Approach: Use oral history ethics and trauma-informed frameworks to handle sensitive content with care.
Example: Holocaust memoirs, such as Elie Wiesel’s Night, often emphasize emotional truth over precise chronology—capturing the existential rupture of genocide more than documentary detail.
Common Pitfalls and How to Avoid Them
Mistaking Memory for Fact
Solution: Always distinguish between what is remembered and what is verifiable. Treat both as valuable but different kinds of evidence.
Ignoring the Ghostwriter or Editor
Many political or celebrity autobiographies are co-written. Study prefaces, acknowledgements, or publishing notes to identify third-party influence.
Tip: If possible, compare drafts or editions.
Taking Silences at Face Value
Gaps in an autobiography may stem from shame, legal risk, trauma, or strategic omission. Ask: What might the author be avoiding—and why?

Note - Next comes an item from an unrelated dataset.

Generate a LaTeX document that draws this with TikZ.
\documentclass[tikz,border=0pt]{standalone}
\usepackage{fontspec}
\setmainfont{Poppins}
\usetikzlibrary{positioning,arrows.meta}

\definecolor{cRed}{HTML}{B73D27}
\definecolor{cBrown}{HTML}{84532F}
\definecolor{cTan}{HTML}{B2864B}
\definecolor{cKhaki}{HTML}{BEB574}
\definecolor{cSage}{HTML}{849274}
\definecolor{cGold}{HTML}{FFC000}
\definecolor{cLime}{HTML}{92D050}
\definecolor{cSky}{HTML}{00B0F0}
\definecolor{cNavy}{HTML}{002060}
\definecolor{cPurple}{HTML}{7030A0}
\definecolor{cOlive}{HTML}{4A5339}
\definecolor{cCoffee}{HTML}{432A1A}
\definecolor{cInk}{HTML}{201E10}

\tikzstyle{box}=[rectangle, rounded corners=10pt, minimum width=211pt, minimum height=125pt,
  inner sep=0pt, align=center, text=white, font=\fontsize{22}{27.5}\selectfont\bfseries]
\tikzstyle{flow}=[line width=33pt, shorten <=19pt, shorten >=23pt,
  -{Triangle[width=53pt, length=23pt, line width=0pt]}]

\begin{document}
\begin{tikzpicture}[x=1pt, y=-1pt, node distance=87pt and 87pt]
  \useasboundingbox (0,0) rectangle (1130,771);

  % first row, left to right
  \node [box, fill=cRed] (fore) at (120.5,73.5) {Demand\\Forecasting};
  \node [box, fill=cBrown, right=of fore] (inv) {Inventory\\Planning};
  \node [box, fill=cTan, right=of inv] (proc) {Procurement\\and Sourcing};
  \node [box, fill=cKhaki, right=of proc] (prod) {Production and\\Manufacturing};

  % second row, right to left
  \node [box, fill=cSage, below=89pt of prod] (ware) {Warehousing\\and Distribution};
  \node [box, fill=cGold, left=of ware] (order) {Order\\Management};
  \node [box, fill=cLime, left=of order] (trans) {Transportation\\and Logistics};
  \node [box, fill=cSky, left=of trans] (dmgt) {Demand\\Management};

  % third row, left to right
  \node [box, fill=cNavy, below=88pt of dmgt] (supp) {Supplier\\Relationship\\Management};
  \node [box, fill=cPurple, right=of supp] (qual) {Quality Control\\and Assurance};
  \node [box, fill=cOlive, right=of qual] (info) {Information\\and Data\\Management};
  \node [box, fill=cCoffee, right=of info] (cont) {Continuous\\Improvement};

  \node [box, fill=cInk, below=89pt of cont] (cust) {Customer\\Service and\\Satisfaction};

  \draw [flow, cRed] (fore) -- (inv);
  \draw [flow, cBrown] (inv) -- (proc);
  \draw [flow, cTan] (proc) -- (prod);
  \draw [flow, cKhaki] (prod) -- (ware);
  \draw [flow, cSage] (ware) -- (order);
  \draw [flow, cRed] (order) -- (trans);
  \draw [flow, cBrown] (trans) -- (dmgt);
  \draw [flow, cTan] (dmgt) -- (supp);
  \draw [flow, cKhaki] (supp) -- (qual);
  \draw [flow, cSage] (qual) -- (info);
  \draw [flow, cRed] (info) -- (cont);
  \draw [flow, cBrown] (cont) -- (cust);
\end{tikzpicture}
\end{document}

Applying Modern Norms Retroactively
Avoid projecting current values or language onto past authors. Understand their world on its own terms—politically, morally, and socially.
Use Cases in Academic Research
Migration Studies
Researchers analyzing immigrant autobiographies (e.g., Jacob Riis, Viet Thanh Nguyen) explore how identity is constructed through loss, adaptation, and memory.
Gender History
Feminist historians use autobiographies to examine private lives, emotional labor, and agency in domestic or oppressive contexts.
Postcolonial History
Autobiographies from former colonies (e.g., Frantz Fanon, Ngũgĩ wa Thiong’o) offer insights into identity negotiation, resistance, and cultural hybridity under empire.
Conclusion
Autobiographies are not transparent windows into the past, but reflections in shaped glass—crafted, remembered, revised, and purposeful. For historians, their power lies in revealing how individuals saw their world, how they wanted to be seen, and how personal and political histories intertwine.
To analyze autobiographies effectively, historians must combine critical skepticism with empathetic insight, treating these texts as both testimonies and narratives. When approached with care, autobiographies not only enrich the historical record—they humanize it.